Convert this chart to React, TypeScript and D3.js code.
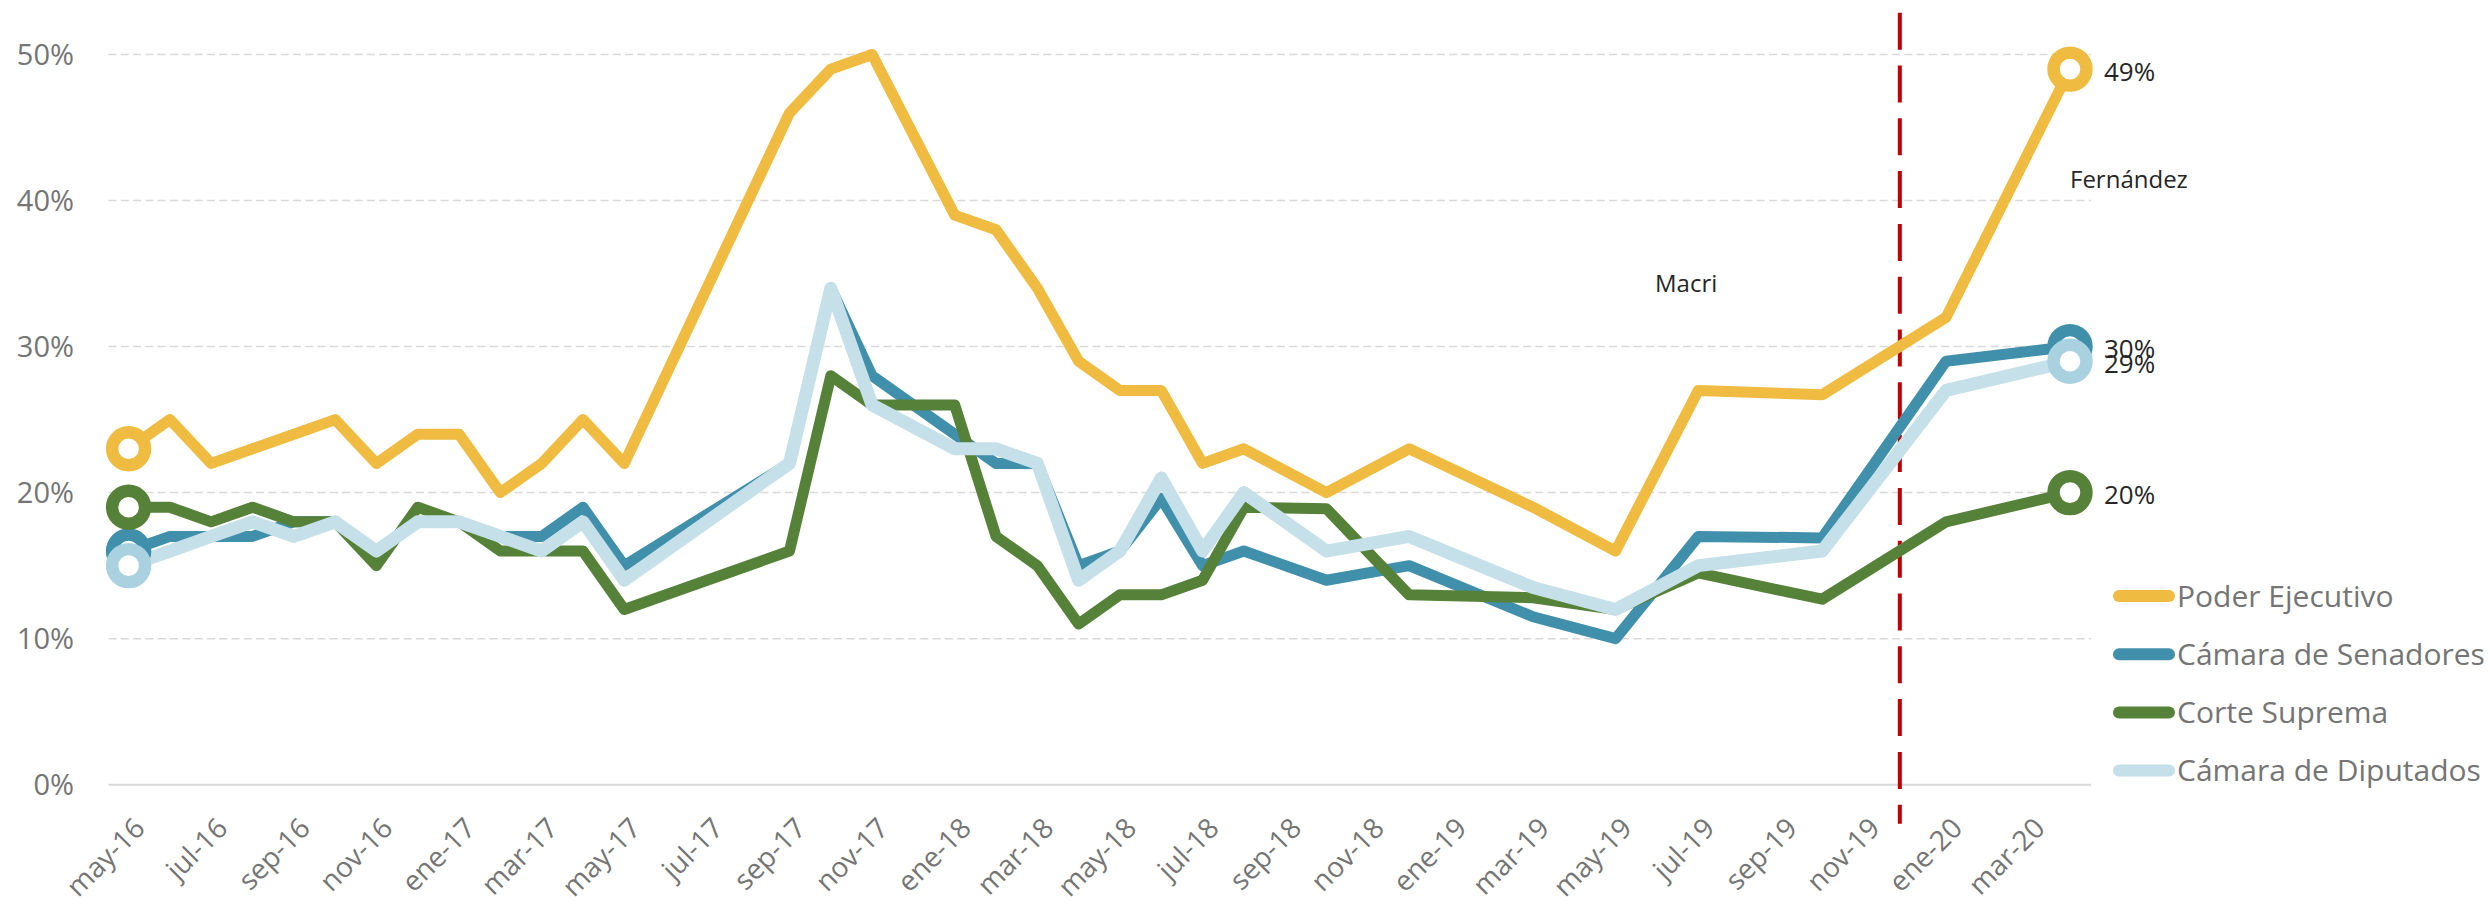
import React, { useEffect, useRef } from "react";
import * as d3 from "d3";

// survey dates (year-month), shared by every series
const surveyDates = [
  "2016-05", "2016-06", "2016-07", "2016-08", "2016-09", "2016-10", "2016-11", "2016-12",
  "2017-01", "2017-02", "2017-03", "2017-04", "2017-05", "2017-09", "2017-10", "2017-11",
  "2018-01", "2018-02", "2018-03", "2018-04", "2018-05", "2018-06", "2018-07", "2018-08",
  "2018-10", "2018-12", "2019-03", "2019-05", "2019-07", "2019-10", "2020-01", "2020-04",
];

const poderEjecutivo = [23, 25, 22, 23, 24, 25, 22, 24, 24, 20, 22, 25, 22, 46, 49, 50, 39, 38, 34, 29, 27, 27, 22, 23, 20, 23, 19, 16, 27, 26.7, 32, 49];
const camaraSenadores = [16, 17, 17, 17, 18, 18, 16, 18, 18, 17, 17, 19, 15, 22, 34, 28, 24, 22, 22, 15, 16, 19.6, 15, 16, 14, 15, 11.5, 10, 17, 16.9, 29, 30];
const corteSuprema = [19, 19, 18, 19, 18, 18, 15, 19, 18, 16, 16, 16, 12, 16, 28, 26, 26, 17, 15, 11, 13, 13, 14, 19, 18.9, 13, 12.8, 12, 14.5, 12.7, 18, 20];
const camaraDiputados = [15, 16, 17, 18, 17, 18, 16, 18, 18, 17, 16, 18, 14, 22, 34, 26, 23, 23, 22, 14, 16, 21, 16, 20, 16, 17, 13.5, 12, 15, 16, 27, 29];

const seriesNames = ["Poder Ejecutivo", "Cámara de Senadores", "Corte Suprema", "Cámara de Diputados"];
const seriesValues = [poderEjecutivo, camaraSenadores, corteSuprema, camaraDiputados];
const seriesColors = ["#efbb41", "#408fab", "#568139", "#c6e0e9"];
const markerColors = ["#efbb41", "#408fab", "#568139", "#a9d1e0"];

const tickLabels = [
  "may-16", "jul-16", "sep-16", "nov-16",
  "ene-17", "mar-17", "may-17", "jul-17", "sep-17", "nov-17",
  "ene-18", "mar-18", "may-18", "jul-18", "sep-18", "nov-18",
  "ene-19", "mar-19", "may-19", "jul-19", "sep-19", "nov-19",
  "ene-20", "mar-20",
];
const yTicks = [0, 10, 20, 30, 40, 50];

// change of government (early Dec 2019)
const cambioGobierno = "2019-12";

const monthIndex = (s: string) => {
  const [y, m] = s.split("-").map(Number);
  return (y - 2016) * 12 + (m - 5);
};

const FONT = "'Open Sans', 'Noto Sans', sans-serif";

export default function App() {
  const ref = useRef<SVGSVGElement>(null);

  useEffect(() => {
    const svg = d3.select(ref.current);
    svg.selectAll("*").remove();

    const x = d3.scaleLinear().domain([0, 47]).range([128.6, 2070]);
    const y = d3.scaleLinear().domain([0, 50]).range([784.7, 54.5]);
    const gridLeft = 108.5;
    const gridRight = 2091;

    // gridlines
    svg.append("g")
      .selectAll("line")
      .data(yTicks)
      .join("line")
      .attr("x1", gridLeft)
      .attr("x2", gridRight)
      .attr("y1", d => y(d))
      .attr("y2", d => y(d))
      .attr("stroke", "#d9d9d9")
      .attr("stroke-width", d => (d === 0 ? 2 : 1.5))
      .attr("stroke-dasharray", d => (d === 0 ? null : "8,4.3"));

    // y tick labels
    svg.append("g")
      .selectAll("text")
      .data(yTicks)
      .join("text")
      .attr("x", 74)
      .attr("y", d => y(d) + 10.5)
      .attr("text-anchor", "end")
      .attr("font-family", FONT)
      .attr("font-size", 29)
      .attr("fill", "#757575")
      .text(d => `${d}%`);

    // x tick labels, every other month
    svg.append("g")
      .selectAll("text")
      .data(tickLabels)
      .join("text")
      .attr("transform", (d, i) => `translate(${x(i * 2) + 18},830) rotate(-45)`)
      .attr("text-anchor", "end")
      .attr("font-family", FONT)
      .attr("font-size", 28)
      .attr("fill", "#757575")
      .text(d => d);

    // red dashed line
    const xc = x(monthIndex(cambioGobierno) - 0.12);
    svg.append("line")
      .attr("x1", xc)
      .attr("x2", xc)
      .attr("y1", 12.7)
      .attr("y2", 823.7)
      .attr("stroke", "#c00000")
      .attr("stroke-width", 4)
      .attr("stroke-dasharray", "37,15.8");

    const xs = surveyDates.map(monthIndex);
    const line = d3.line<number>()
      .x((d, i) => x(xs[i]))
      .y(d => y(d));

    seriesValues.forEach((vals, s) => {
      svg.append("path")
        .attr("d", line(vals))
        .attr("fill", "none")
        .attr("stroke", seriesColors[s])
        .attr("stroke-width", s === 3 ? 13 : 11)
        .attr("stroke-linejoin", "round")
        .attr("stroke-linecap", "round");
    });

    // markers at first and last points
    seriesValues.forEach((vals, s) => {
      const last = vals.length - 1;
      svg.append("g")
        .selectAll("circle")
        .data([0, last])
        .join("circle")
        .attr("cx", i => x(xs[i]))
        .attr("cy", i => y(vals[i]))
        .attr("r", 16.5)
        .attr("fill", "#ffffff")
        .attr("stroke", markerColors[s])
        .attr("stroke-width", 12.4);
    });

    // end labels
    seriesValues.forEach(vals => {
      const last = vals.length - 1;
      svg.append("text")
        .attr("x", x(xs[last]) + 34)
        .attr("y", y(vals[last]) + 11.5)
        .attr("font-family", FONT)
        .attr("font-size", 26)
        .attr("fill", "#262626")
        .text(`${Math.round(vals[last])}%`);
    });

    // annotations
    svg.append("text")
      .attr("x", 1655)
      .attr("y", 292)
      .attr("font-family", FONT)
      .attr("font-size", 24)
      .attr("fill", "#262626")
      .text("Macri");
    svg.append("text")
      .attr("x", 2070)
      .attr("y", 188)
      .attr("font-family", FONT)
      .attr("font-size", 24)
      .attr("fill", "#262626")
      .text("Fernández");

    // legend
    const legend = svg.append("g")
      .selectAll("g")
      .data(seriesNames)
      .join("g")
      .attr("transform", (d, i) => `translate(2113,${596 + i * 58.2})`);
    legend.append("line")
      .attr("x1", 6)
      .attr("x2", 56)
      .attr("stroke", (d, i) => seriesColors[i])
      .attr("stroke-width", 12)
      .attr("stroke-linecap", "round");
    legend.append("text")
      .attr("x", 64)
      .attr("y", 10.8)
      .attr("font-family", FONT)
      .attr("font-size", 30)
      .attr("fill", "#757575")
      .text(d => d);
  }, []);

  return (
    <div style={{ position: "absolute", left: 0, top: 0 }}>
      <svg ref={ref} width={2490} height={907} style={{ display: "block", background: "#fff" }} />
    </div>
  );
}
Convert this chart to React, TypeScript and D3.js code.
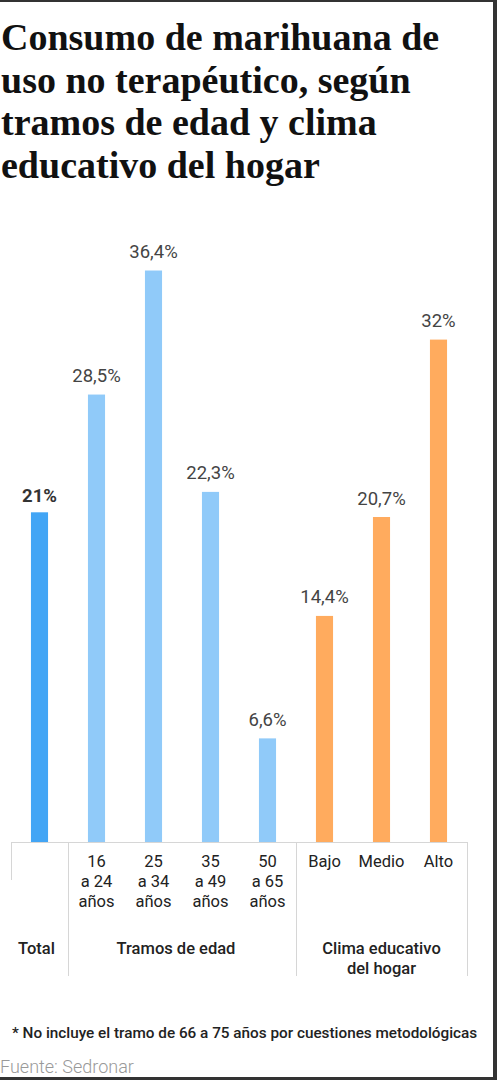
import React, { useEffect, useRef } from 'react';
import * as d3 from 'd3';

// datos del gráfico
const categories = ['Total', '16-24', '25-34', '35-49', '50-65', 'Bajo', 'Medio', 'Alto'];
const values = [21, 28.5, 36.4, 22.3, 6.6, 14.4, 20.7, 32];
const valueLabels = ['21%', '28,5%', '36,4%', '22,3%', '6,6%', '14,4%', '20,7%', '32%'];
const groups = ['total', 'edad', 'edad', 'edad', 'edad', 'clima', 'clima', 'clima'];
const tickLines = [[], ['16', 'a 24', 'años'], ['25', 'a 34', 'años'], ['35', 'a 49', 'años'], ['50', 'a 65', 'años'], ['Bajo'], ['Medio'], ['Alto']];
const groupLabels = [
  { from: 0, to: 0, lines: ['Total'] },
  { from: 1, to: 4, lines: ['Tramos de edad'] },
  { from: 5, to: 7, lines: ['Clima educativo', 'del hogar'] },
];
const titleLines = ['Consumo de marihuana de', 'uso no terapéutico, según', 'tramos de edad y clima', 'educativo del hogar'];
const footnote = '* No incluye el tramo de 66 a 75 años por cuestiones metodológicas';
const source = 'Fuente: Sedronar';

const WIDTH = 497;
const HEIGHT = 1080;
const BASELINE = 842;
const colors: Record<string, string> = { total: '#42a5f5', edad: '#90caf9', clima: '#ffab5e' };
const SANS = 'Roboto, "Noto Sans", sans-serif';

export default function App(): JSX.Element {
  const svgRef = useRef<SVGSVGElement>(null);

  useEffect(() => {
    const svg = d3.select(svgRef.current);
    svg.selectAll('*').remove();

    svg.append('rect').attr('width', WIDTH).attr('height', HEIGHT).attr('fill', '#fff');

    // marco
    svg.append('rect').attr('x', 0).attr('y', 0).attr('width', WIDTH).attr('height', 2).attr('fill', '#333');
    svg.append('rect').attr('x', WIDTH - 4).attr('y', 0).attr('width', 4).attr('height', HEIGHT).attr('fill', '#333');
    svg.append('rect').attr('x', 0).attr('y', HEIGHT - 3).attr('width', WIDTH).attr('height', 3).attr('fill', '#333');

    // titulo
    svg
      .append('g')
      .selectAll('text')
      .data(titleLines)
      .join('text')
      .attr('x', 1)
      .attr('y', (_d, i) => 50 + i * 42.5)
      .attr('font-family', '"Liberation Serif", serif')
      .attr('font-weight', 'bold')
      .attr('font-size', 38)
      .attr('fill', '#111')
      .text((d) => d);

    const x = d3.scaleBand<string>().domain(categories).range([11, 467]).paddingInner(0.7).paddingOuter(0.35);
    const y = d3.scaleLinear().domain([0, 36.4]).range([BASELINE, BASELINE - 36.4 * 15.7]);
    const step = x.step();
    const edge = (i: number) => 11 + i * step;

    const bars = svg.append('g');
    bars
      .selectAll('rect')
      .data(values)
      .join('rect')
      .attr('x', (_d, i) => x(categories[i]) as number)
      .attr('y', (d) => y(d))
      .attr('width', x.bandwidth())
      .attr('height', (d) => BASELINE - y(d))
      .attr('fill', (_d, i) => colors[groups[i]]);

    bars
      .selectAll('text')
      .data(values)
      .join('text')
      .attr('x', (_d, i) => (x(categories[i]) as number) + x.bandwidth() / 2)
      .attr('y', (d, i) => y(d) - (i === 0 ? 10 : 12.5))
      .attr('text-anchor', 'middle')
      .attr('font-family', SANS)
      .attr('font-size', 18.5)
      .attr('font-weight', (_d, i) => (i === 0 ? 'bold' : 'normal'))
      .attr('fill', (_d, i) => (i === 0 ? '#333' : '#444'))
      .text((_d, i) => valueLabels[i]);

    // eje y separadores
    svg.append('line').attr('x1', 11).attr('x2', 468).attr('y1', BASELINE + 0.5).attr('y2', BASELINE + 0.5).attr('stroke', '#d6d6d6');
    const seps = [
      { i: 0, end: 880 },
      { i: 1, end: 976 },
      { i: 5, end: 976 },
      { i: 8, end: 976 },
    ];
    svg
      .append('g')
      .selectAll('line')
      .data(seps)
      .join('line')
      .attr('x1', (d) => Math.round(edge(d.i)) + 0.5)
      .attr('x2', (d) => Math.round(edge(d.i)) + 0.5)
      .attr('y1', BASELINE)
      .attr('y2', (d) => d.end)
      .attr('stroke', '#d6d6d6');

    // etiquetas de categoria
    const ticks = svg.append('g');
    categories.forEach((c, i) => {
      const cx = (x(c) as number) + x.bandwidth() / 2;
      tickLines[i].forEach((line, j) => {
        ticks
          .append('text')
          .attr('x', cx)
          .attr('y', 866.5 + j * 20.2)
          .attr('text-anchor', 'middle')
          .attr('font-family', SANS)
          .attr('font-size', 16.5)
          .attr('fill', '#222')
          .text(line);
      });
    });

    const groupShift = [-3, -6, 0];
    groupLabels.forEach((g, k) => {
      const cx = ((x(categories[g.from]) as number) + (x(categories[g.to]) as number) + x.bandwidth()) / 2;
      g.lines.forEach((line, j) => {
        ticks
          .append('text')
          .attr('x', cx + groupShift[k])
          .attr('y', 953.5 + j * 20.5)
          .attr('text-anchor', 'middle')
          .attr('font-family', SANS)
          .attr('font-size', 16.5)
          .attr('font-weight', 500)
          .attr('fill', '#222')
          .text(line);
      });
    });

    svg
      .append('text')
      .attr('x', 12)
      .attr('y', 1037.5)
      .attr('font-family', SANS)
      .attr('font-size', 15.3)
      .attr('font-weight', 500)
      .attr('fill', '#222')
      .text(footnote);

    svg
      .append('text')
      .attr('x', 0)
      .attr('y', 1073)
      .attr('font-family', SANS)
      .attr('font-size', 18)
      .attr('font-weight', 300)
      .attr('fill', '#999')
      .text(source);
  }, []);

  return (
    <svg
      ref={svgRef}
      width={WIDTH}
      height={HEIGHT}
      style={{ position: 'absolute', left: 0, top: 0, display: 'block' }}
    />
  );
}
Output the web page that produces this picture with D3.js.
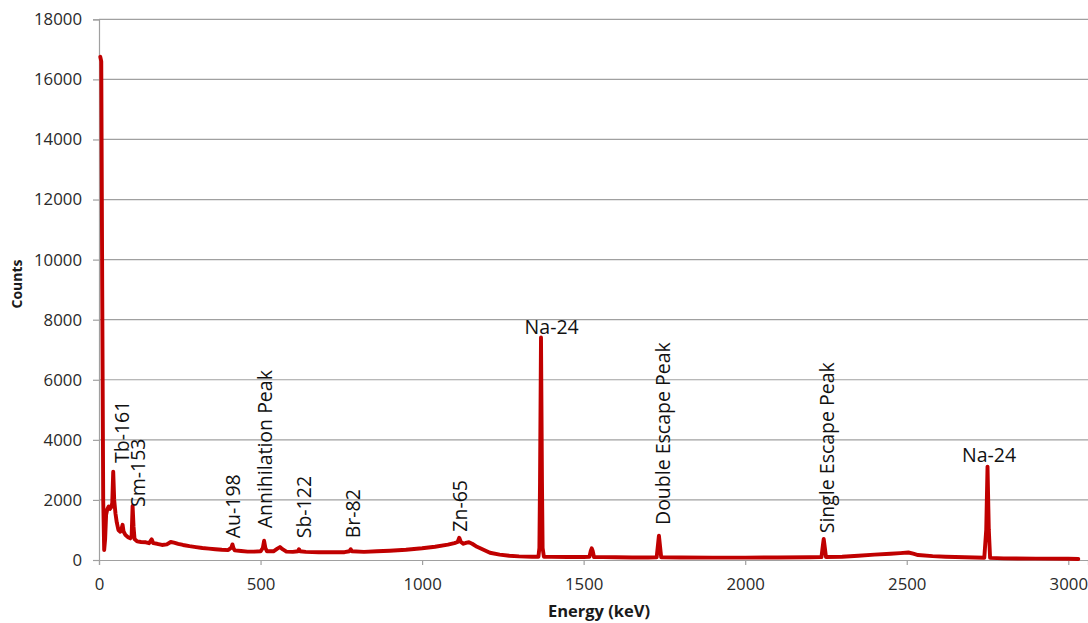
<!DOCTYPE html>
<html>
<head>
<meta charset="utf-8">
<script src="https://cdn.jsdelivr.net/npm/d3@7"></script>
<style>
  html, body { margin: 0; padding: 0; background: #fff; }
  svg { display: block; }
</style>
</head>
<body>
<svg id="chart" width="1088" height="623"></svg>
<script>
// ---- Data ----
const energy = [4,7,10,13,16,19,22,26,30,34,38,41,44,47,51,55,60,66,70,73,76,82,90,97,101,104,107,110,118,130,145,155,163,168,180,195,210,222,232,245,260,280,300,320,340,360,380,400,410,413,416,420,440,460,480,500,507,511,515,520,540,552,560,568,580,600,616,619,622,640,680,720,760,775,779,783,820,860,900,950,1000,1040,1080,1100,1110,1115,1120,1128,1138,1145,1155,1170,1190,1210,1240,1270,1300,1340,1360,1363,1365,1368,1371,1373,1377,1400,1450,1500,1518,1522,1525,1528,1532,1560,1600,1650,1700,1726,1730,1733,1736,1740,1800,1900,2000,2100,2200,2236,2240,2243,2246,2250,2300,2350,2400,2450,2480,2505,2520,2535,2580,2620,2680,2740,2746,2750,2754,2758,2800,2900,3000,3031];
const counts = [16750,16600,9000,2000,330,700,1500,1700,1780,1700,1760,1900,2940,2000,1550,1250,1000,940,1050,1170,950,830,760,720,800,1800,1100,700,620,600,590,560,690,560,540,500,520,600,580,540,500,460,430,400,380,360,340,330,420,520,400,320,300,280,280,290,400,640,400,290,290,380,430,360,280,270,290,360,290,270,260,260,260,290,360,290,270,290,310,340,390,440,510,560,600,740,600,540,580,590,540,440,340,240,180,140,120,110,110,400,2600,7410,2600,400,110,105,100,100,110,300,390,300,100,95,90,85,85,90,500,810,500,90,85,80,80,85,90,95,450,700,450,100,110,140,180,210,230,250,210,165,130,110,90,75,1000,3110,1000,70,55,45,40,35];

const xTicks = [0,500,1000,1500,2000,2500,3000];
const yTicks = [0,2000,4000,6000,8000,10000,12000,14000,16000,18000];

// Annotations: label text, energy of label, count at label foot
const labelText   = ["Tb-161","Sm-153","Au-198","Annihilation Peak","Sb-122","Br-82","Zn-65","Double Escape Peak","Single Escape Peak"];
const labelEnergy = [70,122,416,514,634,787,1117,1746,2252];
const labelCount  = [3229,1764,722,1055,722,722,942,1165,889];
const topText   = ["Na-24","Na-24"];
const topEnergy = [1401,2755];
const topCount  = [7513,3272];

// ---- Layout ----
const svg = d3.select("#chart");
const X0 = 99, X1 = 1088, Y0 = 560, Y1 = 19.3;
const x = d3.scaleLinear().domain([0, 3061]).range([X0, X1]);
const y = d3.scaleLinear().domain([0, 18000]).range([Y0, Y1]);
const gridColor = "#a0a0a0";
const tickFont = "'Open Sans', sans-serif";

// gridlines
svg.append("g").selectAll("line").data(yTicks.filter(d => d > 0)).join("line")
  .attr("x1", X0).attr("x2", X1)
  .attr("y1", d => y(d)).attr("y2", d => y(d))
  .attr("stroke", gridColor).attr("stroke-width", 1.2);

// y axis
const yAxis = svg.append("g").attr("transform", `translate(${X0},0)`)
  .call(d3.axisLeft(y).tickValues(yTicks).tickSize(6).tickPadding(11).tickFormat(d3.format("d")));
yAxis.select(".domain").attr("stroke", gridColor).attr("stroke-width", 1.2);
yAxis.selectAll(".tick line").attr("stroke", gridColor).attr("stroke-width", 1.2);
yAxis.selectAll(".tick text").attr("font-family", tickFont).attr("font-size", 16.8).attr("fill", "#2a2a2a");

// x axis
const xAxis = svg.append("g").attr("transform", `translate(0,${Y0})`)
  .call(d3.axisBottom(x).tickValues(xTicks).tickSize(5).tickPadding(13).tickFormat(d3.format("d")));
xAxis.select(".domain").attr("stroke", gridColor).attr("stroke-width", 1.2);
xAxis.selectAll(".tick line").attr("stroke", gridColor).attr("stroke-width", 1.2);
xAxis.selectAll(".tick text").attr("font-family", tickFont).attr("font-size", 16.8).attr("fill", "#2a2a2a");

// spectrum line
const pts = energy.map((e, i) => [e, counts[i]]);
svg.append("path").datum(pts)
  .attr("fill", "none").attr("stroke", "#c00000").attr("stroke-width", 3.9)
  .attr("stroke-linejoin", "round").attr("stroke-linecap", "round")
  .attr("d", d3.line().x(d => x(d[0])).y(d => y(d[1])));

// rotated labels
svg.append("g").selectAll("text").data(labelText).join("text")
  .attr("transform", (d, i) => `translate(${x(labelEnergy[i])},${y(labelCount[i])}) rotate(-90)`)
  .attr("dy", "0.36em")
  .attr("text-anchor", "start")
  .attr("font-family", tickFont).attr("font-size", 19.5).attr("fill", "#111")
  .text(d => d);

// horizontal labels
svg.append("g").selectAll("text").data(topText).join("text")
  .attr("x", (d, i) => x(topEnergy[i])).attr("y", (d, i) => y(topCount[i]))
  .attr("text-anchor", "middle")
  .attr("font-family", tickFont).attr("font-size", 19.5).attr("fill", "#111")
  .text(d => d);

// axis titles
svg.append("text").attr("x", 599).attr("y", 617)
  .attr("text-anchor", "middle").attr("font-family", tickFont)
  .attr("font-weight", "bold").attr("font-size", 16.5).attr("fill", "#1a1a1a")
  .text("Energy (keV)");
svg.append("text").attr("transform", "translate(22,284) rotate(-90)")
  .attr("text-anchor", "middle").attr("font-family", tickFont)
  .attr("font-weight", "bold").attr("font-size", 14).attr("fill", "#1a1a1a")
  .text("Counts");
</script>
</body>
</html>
-=-=-=-=-
List all lines above in which the string "chart" appears.

**Result of the task**
Convert this chart to React, TypeScript and D3.js code.
Convert this chart to React, TypeScript and D3.js code.
<svg id="chart" width="1088" height="623"></svg>
const svg = d3.select("#chart");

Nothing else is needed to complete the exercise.